Pi bonds restrict free rotation around a bond because rotating the atoms would break the sideways overlap of p orbitals.

Rotation disrupts parallel p orbital alignment
Breaking overlap breaks the π bond
Leads to geometric (cis-trans) isomerism in alkenes

For example, in CH₃CH=CHCH₃, restricted rotation around the C=C bond allows cis and trans forms.

8. What types of orbitals are involved in pi bond formation?

Pi bonds are formed by the overlap of unhybridized p orbitals on adjacent atoms.

Typically involves p–p overlap
Orbitals must be parallel
Common in sp² and sp hybridized atoms

For example, in alkynes like C₂H₂, each carbon is sp hybridized and has two unhybridized p orbitals that form two π bonds.

9. What is an example of a molecule with pi bonds?

An example of a molecule with pi bonds is ethene (C₂H₄), which contains one C=C double bond.

The C=C bond consists of 1 sigma bond and 1 pi bond
Each carbon is sp² hybridized
The π bond forms from sideways overlap of p orbitals

Another example is N₂, which has a triple bond containing two π bonds.

10. Why are pi bonds more reactive in chemical reactions?

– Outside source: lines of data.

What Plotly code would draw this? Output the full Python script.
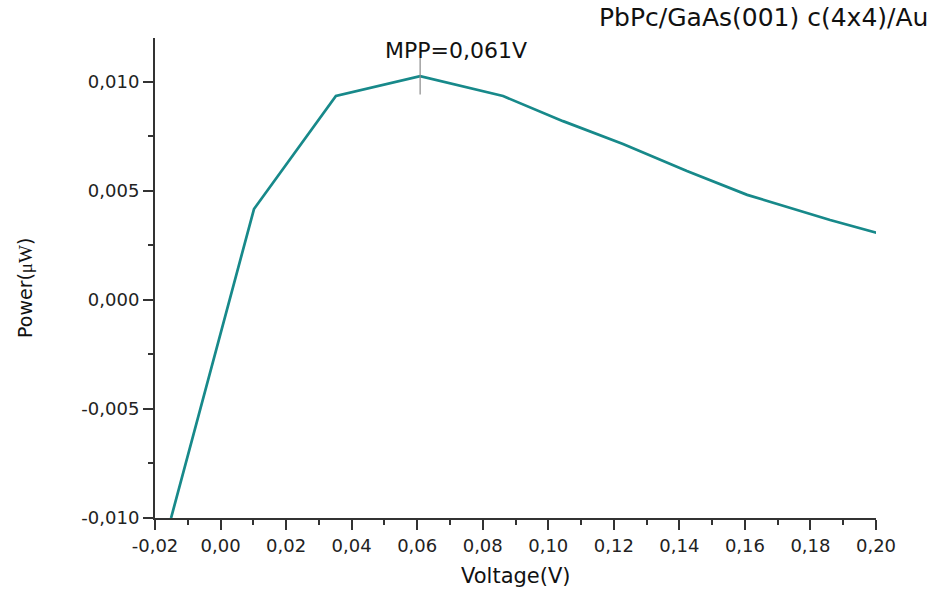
import plotly.graph_objects as go

# Power–voltage curve of the PbPc/GaAs(001) c(4x4)/Au cell
voltage = [-0.0151, 0.0102, 0.0352, 0.0609, 0.0862, 0.1045, 0.1228, 0.1423, 0.1607, 0.186, 0.2003]
power = [-0.0100, 0.00416, 0.00934, 0.01025, 0.00934, 0.00819, 0.00714, 0.0059, 0.00481, 0.00366, 0.00307]

mpp_v = 0.0609
mpp_p = 0.01025

x_ticks = [-0.02, 0.00, 0.02, 0.04, 0.06, 0.08, 0.10, 0.12, 0.14, 0.16, 0.18, 0.20]
x_labels = ["-0,02", "0,00", "0,02", "0,04", "0,06", "0,08", "0,10", "0,12", "0,14", "0,16", "0,18", "0,20"]
y_ticks = [-0.010, -0.005, 0.000, 0.005, 0.010]
y_labels = ["-0,010", "-0,005", "0,000", "0,005", "0,010"]

font = "DejaVu Sans, Liberation Sans, Arial, sans-serif"
axis_col = "#333333"
line_col = "#17898a"
tick_col = "#8a8a8a"

# plot area in pixels: x 155..876, y 38..518
L, R, T, B = 155, 876, 38, 518
W, H = R - L, B - T

fig = go.Figure()
fig.add_trace(go.Scatter(
    x=voltage, y=power, mode="lines",
    line=dict(color=line_col, width=2.7),
    showlegend=False, hoverinfo="x+y",
))
# vertical marker at the maximum power point
fig.add_trace(go.Scatter(
    x=[mpp_v], y=[mpp_p], mode="markers",
    marker=dict(symbol="line-ns-open", size=26, color=tick_col,
                line=dict(color=tick_col, width=1.2)),
    showlegend=False, hoverinfo="skip",
))

fig.add_annotation(
    x=mpp_v, y=mpp_p, xref="x", yref="y",
    text="MPP=0,061V", showarrow=False,
    xanchor="left", yanchor="bottom", xshift=-37, yshift=11,
    font=dict(family=font, size=22, color="#111111"),
)
fig.add_annotation(
    x=(930 - L) / W, y=(B - 18) / H, xref="paper", yref="paper",
    text="PbPc/GaAs(001) c(4x4)/Au", showarrow=False,
    xanchor="right", yanchor="middle",
    font=dict(family=font, size=25, color="#111111"),
)
fig.add_annotation(
    x=(25 - L) / W, y=(B - 288) / H, xref="paper", yref="paper",
    text="Power(<span style='font-family:Liberation Serif, Times New Roman, serif'>μW</span>)",
    showarrow=False, textangle=-90, xanchor="center", yanchor="middle",
    font=dict(family=font, size=19, color="#111111"),
)
fig.add_annotation(
    x=0.5, y=(B - 576) / H, xref="paper", yref="paper",
    text="Voltage(V)", showarrow=False,
    xanchor="center", yanchor="middle",
    font=dict(family=font, size=21, color="#111111"),
)

fig.update_layout(
    width=936, height=592,
    margin=dict(l=L, r=936 - R, t=T, b=592 - B, autoexpand=False),
    paper_bgcolor="white", plot_bgcolor="white",
    font=dict(family=font, size=18, color="#222222"),
)
fig.update_xaxes(
    range=[-0.02, 0.20], tickmode="array", tickvals=x_ticks, ticktext=x_labels,
    showgrid=False, zeroline=False, automargin=False,
    showline=True, linecolor=axis_col, linewidth=2,
    ticks="outside", ticklen=10, tickwidth=1.5, tickcolor=axis_col,
    tickfont=dict(family=font, size=18),
    minor=dict(tickmode="linear", tick0=-0.01, dtick=0.02, ticks="outside",
               ticklen=5, tickwidth=1.5, tickcolor=axis_col, showgrid=False),
)
fig.update_yaxes(
    range=[-0.010, 0.012], tickmode="array", tickvals=y_ticks, ticktext=y_labels,
    showgrid=False, zeroline=False, automargin=False,
    showline=True, linecolor=axis_col, linewidth=2,
    ticks="outside", ticklen=10, tickwidth=1.5, tickcolor=axis_col,
    tickfont=dict(family=font, size=18),
    minor=dict(tickmode="linear", tick0=-0.0075, dtick=0.005, ticks="outside",
               ticklen=5, tickwidth=1.5, tickcolor=axis_col, showgrid=False),
)

fig.write_html("out.html")
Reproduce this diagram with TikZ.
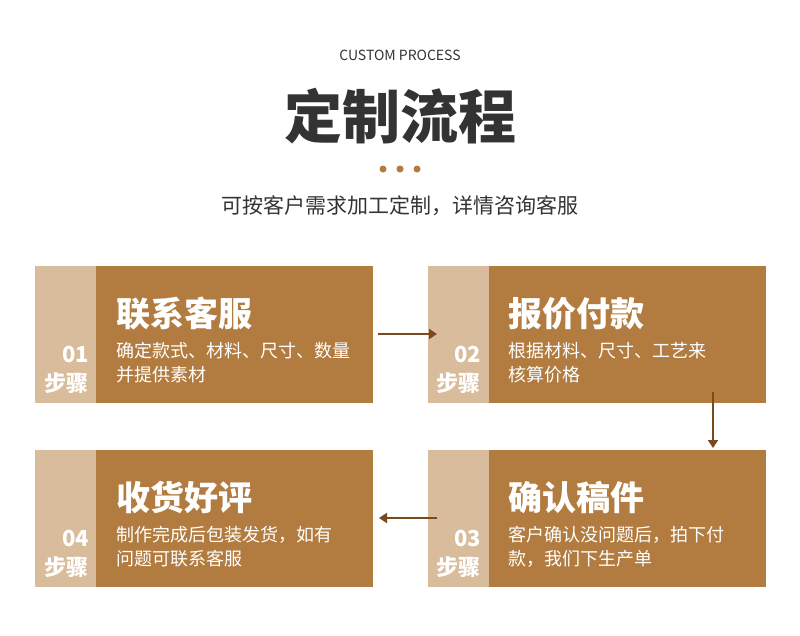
\documentclass[tikz,border=0pt]{standalone}
\usepackage{fontspec}
\setmainfont{Noto Sans CJK SC}
\usetikzlibrary{positioning,arrows.meta}
\definecolor{light}{HTML}{D9BC9C}
\definecolor{dark}{HTML}{B27C40}
\definecolor{arr}{HTML}{7A4A1F}
\definecolor{ink}{HTML}{333333}
\newcommand{\fs}[1]{\fontsize{#1}{#1}\selectfont}
\begin{document}
\begin{tikzpicture}[x=1pt,y=-1pt,
  tab/.style = {fill=light, draw=none, minimum width=61pt, minimum height=137pt, inner sep=0pt},
  card/.style = {fill=dark, draw=none, minimum width=277pt, minimum height=137pt, inner sep=0pt},
  head/.style = {text=white, font=\fs{34}\bfseries, anchor=base west, inner sep=0pt},
  desc/.style = {text=white, font=\fs{18}, anchor=base west, inner sep=0pt},
  num/.style = {text=white, font=\fs{22}\bfseries, anchor=base east, inner sep=0pt},
  flow/.style = {draw=arr, line width=2pt, -{Triangle[length=8pt,width=10pt]}}]
\useasboundingbox (0,0) rectangle (800,635);
\node (en) [text=ink, font=\fs{14}] at (400,55) {CUSTOM PROCESS};
\node (title) [text=ink, font=\fs{58}\bfseries] at (400,116) {定制流程};
\foreach \x in {383,400,417} \fill[dark] (\x,169) circle (3.5pt);
\node (sub) [text=ink, font=\fs{21}] at (400,206) {可按客户需求加工定制，详情咨询客服};
% cards
\node[tab] (t1) at (65.5,334.5) {};
\node[card,right=0pt of t1] (c1) {};
\node[tab] (t2) at (458,334.5) {};
\node[card,right=0pt of t2] (c2) {};
\node[tab] (t4) at (65.5,518.5) {};
\node[card,right=0pt of t4] (c4) {};
\node[tab] (t3) at (458,518.5) {};
\node[card,right=0pt of t3] (c3) {};
% texts
\node[head] at (116,326) {联系客服};
\node[desc] at (116,357) {确定款式、材料、尺寸、数量};
\node[desc] at (116,381) {并提供素材};
\node[num] at (89,362) {01};
\node[num] at (89,391) {步骤};
\node[head] at (508,326) {报价付款};
\node[desc] at (508,357) {根据材料、尺寸、工艺来};
\node[desc] at (508,381) {核算价格};
\node[num] at (481,362) {02};
\node[num] at (481,391) {步骤};
\node[head] at (508,510) {确认稿件};
\node[desc] at (508,541) {客户确认没问题后，拍下付};
\node[desc] at (508,565) {款，我们下生产单};
\node[num] at (481,546) {03};
\node[num] at (481,575) {步骤};
\node[head] at (116,510) {收货好评};
\node[desc] at (116,541) {制作完成后包装发货，如有};
\node[desc] at (116,565) {问题可联系客服};
\node[num] at (89,546) {04};
\node[num] at (89,575) {步骤};
% arrows
\coordinate (a1) at (378,334);
\coordinate (a2) at (437,334);
\coordinate (b1) at (713,392);
\coordinate (b2) at (713,448);
\coordinate (d1) at (437,518);
\coordinate (d2) at (379,518);
\draw[flow] (a1) -- (a2);
\draw[flow] (b1) -- (b2);
\draw[flow] (d1) -- (d2);
\end{tikzpicture}
\end{document}
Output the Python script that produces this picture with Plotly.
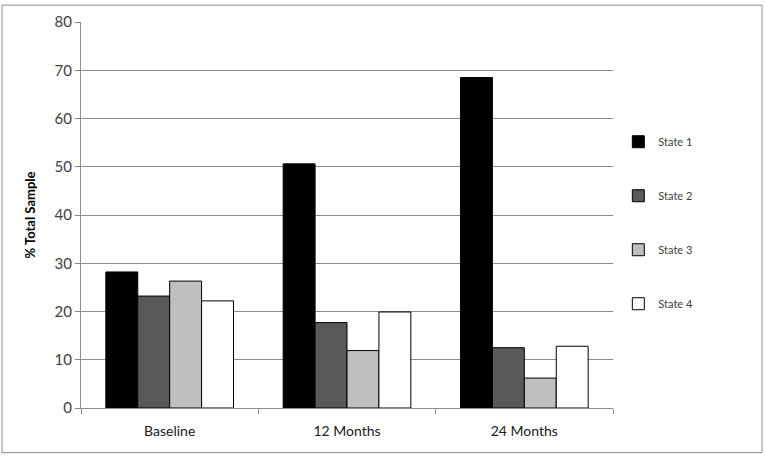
import plotly.graph_objects as go

categories = ["Baseline", "12 Months", "24 Months"]
series_names = ["State 1", "State 2", "State 3", "State 4"]
state1 = [28.2, 50.6, 68.5]
state2 = [23.2, 17.7, 12.5]
state3 = [26.3, 11.9, 6.2]
state4 = [22.2, 19.9, 12.8]
series_values = [state1, state2, state3, state4]
colors = ["#000000", "#595959", "#bfbfbf", "#ffffff"]
y_ticks = [0, 10, 20, 30, 40, 50, 60, 70, 80]

fig = go.Figure()
for i, (name, vals) in enumerate(zip(series_names, series_values)):
    fig.add_trace(go.Bar(
        x=categories, y=vals, name=name,
        marker=dict(color=colors[i], line=dict(color="#000000", width=1)),
        legendgroup=name,
    ))

W, H = 765, 459
L, R, T, B = 81, 152, 19, 51
pw = W - L - R
ph = H - T - B

fig.update_layout(
    width=W, height=H,
    margin=dict(l=L, r=R, t=T, b=B),
    paper_bgcolor="white", plot_bgcolor="white",
    barmode="group", bargap=0.28, bargroupgap=0,
    font=dict(family="Lato, Open Sans, sans-serif", color="#404040"),
    showlegend=True,
    legend=dict(
        x=1.01, xanchor="left", y=0.48, yanchor="middle",
        font=dict(size=11, color="#404040"),
        tracegroupgap=35, itemwidth=30,
        bgcolor="rgba(0,0,0,0)",
    ),
    yaxis=dict(
        range=[0, 80], tickvals=y_ticks, showgrid=True, gridcolor="#8c8c8c",
        gridwidth=1, showline=True, linecolor="#8c8c8c", linewidth=1,
        ticks="outside", ticklen=5, tickcolor="#8c8c8c",
        tickfont=dict(size=15, color="#404040"),
        title=dict(text="<b>% Total Sample</b>", font=dict(size=13, color="#000000"), standoff=16),
        zeroline=False, fixedrange=True,
    ),
    xaxis=dict(
        showline=True, linecolor="#8c8c8c", linewidth=1,
        ticks="outside", tickson="boundaries", ticklen=5, tickcolor="#8c8c8c",
        tickfont=dict(size=14, color="#202020"),
        ticklabelstandoff=10,
        fixedrange=True,
    ),
    shapes=[dict(
        type="rect", xref="paper", yref="paper",
        x0=(2 - L) / pw, x1=(762 - L) / pw,
        y0=((H - B) - 453) / ph, y1=((H - B) - 2) / ph,
        line=dict(color="#8c8c8c", width=1), fillcolor="rgba(0,0,0,0)", layer="below",
    )],
)

fig.write_html(
    "out.html",
    config={"displayModeBar": False, "staticPlot": False},
    post_script="document.body.style.margin='0';document.body.style.overflow='hidden';",
)
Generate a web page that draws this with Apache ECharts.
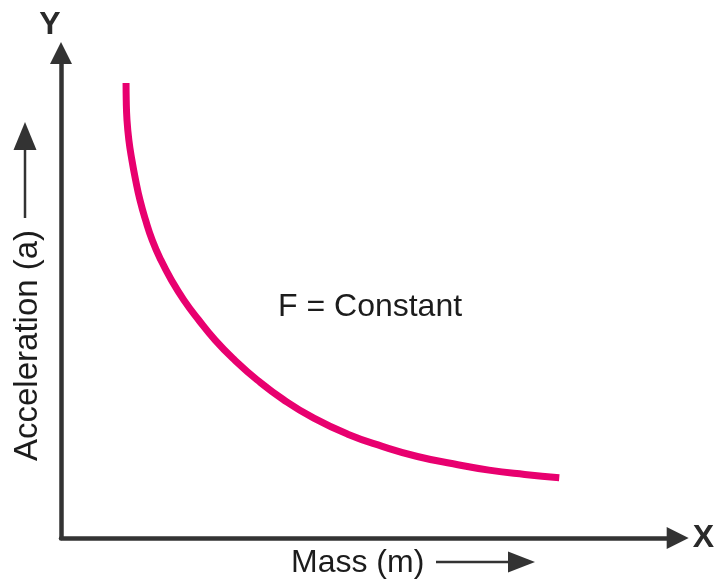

Pi bonds are more reactive because their electron density is exposed above and below the bond axis, making them accessible to reactants.

Weaker than sigma bonds
Electrons are less tightly held
Undergo addition reactions easily

For example, in an addition reaction, ethene reacts with bromine: C₂H₄(g) + Br₂(l) → C₂H₄Br₂(l), where the π bond breaks and new sigma bonds form.